--- Start of Data ---

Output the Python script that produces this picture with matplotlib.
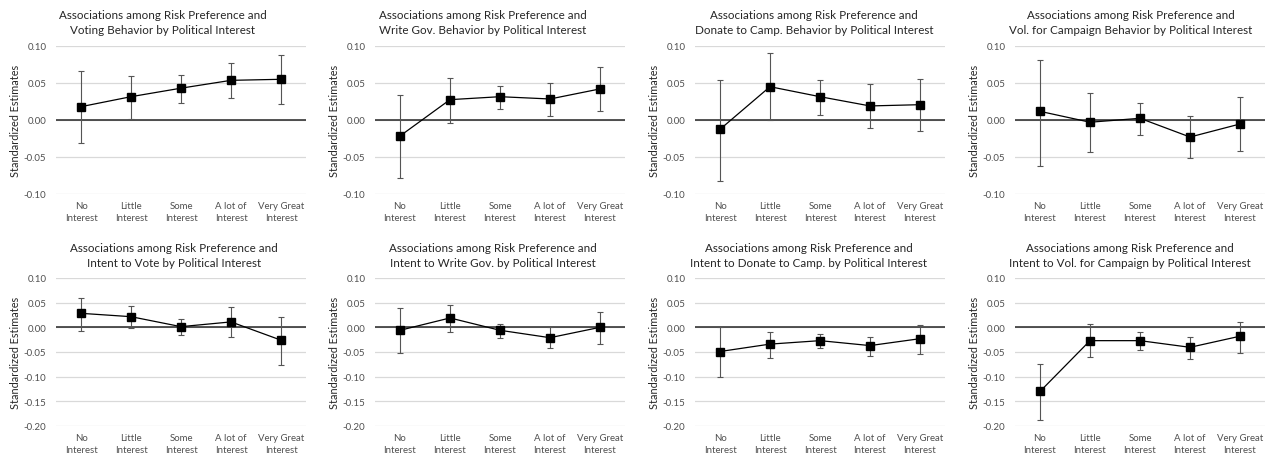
#!/usr/bin/env python3
"""Risk preference associations by political interest, 2x4 panel grid."""

import matplotlib
matplotlib.use("Agg")
import matplotlib.pyplot as plt
from matplotlib.ticker import FormatStrFormatter, MultipleLocator

plt.rcParams["font.family"] = ["Lato", "DejaVu Sans"]
plt.rcParams["axes.unicode_minus"] = False

categories = ["No\nInterest", "Little\nInterest", "Some\nInterest",
              "A lot of\nInterest", "Very Great\nInterest"]

titles = [
    "Associations among Risk Preference and\nVoting Behavior by Political Interest",
    "Associations among Risk Preference and\nWrite Gov. Behavior by Political Interest",
    "Associations among Risk Preference and\nDonate to Camp. Behavior by Political Interest",
    "Associations among Risk Preference and\nVol. for Campaign Behavior by Political Interest",
    "Associations among Risk Preference and\nIntent to Vote by Political Interest",
    "Associations among Risk Preference and\nIntent to Write Gov. by Political Interest",
    "Associations among Risk Preference and\nIntent to Donate to Camp. by Political Interest",
    "Associations among Risk Preference and\nIntent to Vol. for Campaign by Political Interest",
]

# estimates with lower / upper bounds of the error bars
vote_est = [0.018, 0.0315, 0.043, 0.0536, 0.055]
vote_lo = [-0.0315, 0.001, 0.0234, 0.0297, 0.0212]
vote_hi = [0.0667, 0.060, 0.061, 0.0775, 0.0874]

write_est = [-0.0216, 0.0275, 0.0315, 0.0284, 0.042]
write_lo = [-0.078, -0.0036, 0.0153, 0.0054, 0.0117]
write_hi = [0.034, 0.057, 0.046, 0.0495, 0.0716]

donate_est = [-0.0126, 0.045, 0.0315, 0.019, 0.0207]
donate_lo = [-0.082, 0.0, 0.0063, -0.0105, -0.0153]
donate_hi = [0.054, 0.091, 0.054, 0.0486, 0.056]

vol_est = [0.0117, -0.003, 0.0023, -0.023, -0.0054]
vol_lo = [-0.0617, -0.0437, -0.0207, -0.051, -0.0414]
vol_hi = [0.0815, 0.036, 0.023, 0.005, 0.0306]

int_vote_est = [0.0284, 0.0216, 0.0014, 0.011, -0.026]
int_vote_lo = [-0.0074, -0.0007, -0.016, -0.0196, -0.077]
int_vote_hi = [0.060, 0.0426, 0.016, 0.041, 0.021]

int_write_est = [-0.006, 0.019, -0.006, -0.021, 0.0]
int_write_lo = [-0.0527, -0.010, -0.021, -0.041, -0.034]
int_write_hi = [0.039, 0.045, 0.0068, 0.0, 0.031]

int_donate_est = [-0.049, -0.034, -0.027, -0.037, -0.023]
int_donate_lo = [-0.100, -0.0615, -0.041, -0.0588, -0.054]
int_donate_hi = [0.0, -0.0095, -0.0135, -0.0196, 0.0054]

int_vol_est = [-0.130, -0.027, -0.027, -0.0405, -0.018]
int_vol_lo = [-0.187, -0.060, -0.045, -0.064, -0.052]
int_vol_hi = [-0.0736, 0.0068, -0.0088, -0.0196, 0.0115]

series = [
    (vote_est, vote_lo, vote_hi),
    (write_est, write_lo, write_hi),
    (donate_est, donate_lo, donate_hi),
    (vol_est, vol_lo, vol_hi),
    (int_vote_est, int_vote_lo, int_vote_hi),
    (int_write_est, int_write_lo, int_write_hi),
    (int_donate_est, int_donate_lo, int_donate_hi),
    (int_vol_est, int_vol_lo, int_vol_hi),
]

row_ylims = [(-0.10, 0.10), (-0.20, 0.10)]

W, H = 1265, 456
fig = plt.figure(figsize=(W / 100, H / 100), dpi=100)

# layout in pixels
col_left = [56, 375, 695, 1015]
ax_w = 250
row_top = [47, 279]
ax_h = 148
title_x = [163, 483, 814, 1131, 174, 493, 809, 1130]
title_y = [23, 256]

TEXT = "#262626"
TICK = "#505050"

for i, (est, lo, hi) in enumerate(series):
    r, c = divmod(i, 4)
    left = col_left[c] / W
    bottom = 1 - (row_top[r] + ax_h) / H
    ax = fig.add_axes([left, bottom, ax_w / W, ax_h / H])

    x = list(range(len(categories)))
    yerr = [[e - l for e, l in zip(est, lo)], [h - e for e, h in zip(est, hi)]]

    ymin, ymax = row_ylims[r]
    ax.set_ylim(ymin, ymax)
    ax.set_xlim(-0.5, len(categories) - 0.5)
    ax.yaxis.set_major_locator(MultipleLocator(0.05))
    ax.yaxis.set_major_formatter(FormatStrFormatter("%.2f"))
    ax.grid(axis="y", color="#d9d9d9", linewidth=0.9)
    ax.set_axisbelow(True)
    ax.axhline(0, color="#262626", linewidth=1.1, zorder=1)

    ax.errorbar(x, est, yerr=yerr, fmt="none", ecolor="#555555",
                elinewidth=0.8, capsize=2.2, capthick=0.8, zorder=2)
    ax.plot(x, est, color="black", linewidth=0.9, marker="s",
            markersize=5.3, zorder=3)

    ax.set_xticks(x)
    ax.set_xticklabels(categories, fontsize=6.9, color=TICK, linespacing=1.45)
    ax.tick_params(axis="both", length=0)
    ax.tick_params(axis="y", labelsize=7, labelcolor=TICK, pad=7)
    ax.tick_params(axis="x", pad=5)
    for s in ax.spines.values():
        s.set_visible(False)

    ax.set_ylabel("Standardized Estimates", fontsize=7.8, color=TEXT)
    ax.yaxis.set_label_coords(-35 / ax_w, 0.5)

    fig.text(title_x[i] / W, 1 - title_y[r] / H, titles[i], ha="center",
             va="center", fontsize=8.4, color=TEXT, linespacing=1.55)

fig.savefig("out.png", dpi=100, facecolor="white")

--- End of Data ---

Required task: Quote in full the listing given above; the images are to be left out.

Written reply:
Output the Python script that produces this picture with matplotlib.
#!/usr/bin/env python3
"""Risk preference associations by political interest, 2x4 panel grid."""

import matplotlib
matplotlib.use("Agg")
import matplotlib.pyplot as plt
from matplotlib.ticker import FormatStrFormatter, MultipleLocator

plt.rcParams["font.family"] = ["Lato", "DejaVu Sans"]
plt.rcParams["axes.unicode_minus"] = False

categories = ["No\nInterest", "Little\nInterest", "Some\nInterest",
              "A lot of\nInterest", "Very Great\nInterest"]

titles = [
    "Associations among Risk Preference and\nVoting Behavior by Political Interest",
    "Associations among Risk Preference and\nWrite Gov. Behavior by Political Interest",
    "Associations among Risk Preference and\nDonate to Camp. Behavior by Political Interest",
    "Associations among Risk Preference and\nVol. for Campaign Behavior by Political Interest",
    "Associations among Risk Preference and\nIntent to Vote by Political Interest",
    "Associations among Risk Preference and\nIntent to Write Gov. by Political Interest",
    "Associations among Risk Preference and\nIntent to Donate to Camp. by Political Interest",
    "Associations among Risk Preference and\nIntent to Vol. for Campaign by Political Interest",
]

# estimates with lower / upper bounds of the error bars
vote_est = [0.018, 0.0315, 0.043, 0.0536, 0.055]
vote_lo = [-0.0315, 0.001, 0.0234, 0.0297, 0.0212]
vote_hi = [0.0667, 0.060, 0.061, 0.0775, 0.0874]

write_est = [-0.0216, 0.0275, 0.0315, 0.0284, 0.042]
write_lo = [-0.078, -0.0036, 0.0153, 0.0054, 0.0117]
write_hi = [0.034, 0.057, 0.046, 0.0495, 0.0716]

donate_est = [-0.0126, 0.045, 0.0315, 0.019, 0.0207]
donate_lo = [-0.082, 0.0, 0.0063, -0.0105, -0.0153]
donate_hi = [0.054, 0.091, 0.054, 0.0486, 0.056]

vol_est = [0.0117, -0.003, 0.0023, -0.023, -0.0054]
vol_lo = [-0.0617, -0.0437, -0.0207, -0.051, -0.0414]
vol_hi = [0.0815, 0.036, 0.023, 0.005, 0.0306]

int_vote_est = [0.0284, 0.0216, 0.0014, 0.011, -0.026]
int_vote_lo = [-0.0074, -0.0007, -0.016, -0.0196, -0.077]
int_vote_hi = [0.060, 0.0426, 0.016, 0.041, 0.021]

int_write_est = [-0.006, 0.019, -0.006, -0.021, 0.0]
int_write_lo = [-0.0527, -0.010, -0.021, -0.041, -0.034]
int_write_hi = [0.039, 0.045, 0.0068, 0.0, 0.031]

int_donate_est = [-0.049, -0.034, -0.027, -0.037, -0.023]
int_donate_lo = [-0.100, -0.0615, -0.041, -0.0588, -0.054]
int_donate_hi = [0.0, -0.0095, -0.0135, -0.0196, 0.0054]

int_vol_est = [-0.130, -0.027, -0.027, -0.0405, -0.018]
int_vol_lo = [-0.187, -0.060, -0.045, -0.064, -0.052]
int_vol_hi = [-0.0736, 0.0068, -0.0088, -0.0196, 0.0115]

series = [
    (vote_est, vote_lo, vote_hi),
    (write_est, write_lo, write_hi),
    (donate_est, donate_lo, donate_hi),
    (vol_est, vol_lo, vol_hi),
    (int_vote_est, int_vote_lo, int_vote_hi),
    (int_write_est, int_write_lo, int_write_hi),
    (int_donate_est, int_donate_lo, int_donate_hi),
    (int_vol_est, int_vol_lo, int_vol_hi),
]

row_ylims = [(-0.10, 0.10), (-0.20, 0.10)]

W, H = 1265, 456
fig = plt.figure(figsize=(W / 100, H / 100), dpi=100)

# layout in pixels
col_left = [56, 375, 695, 1015]
ax_w = 250
row_top = [47, 279]
ax_h = 148
title_x = [163, 483, 814, 1131, 174, 493, 809, 1130]
title_y = [23, 256]

TEXT = "#262626"
TICK = "#505050"

for i, (est, lo, hi) in enumerate(series):
    r, c = divmod(i, 4)
    left = col_left[c] / W
    bottom = 1 - (row_top[r] + ax_h) / H
    ax = fig.add_axes([left, bottom, ax_w / W, ax_h / H])

    x = list(range(len(categories)))
    yerr = [[e - l for e, l in zip(est, lo)], [h - e for e, h in zip(est, hi)]]

    ymin, ymax = row_ylims[r]
    ax.set_ylim(ymin, ymax)
    ax.set_xlim(-0.5, len(categories) - 0.5)
    ax.yaxis.set_major_locator(MultipleLocator(0.05))
    ax.yaxis.set_major_formatter(FormatStrFormatter("%.2f"))
    ax.grid(axis="y", color="#d9d9d9", linewidth=0.9)
    ax.set_axisbelow(True)
    ax.axhline(0, color="#262626", linewidth=1.1, zorder=1)

    ax.errorbar(x, est, yerr=yerr, fmt="none", ecolor="#555555",
                elinewidth=0.8, capsize=2.2, capthick=0.8, zorder=2)
    ax.plot(x, est, color="black", linewidth=0.9, marker="s",
            markersize=5.3, zorder=3)

    ax.set_xticks(x)
    ax.set_xticklabels(categories, fontsize=6.9, color=TICK, linespacing=1.45)
    ax.tick_params(axis="both", length=0)
    ax.tick_params(axis="y", labelsize=7, labelcolor=TICK, pad=7)
    ax.tick_params(axis="x", pad=5)
    for s in ax.spines.values():
        s.set_visible(False)

    ax.set_ylabel("Standardized Estimates", fontsize=7.8, color=TEXT)
    ax.yaxis.set_label_coords(-35 / ax_w, 0.5)

    fig.text(title_x[i] / W, 1 - title_y[r] / H, titles[i], ha="center",
             va="center", fontsize=8.4, color=TEXT, linespacing=1.55)

fig.savefig("out.png", dpi=100, facecolor="white")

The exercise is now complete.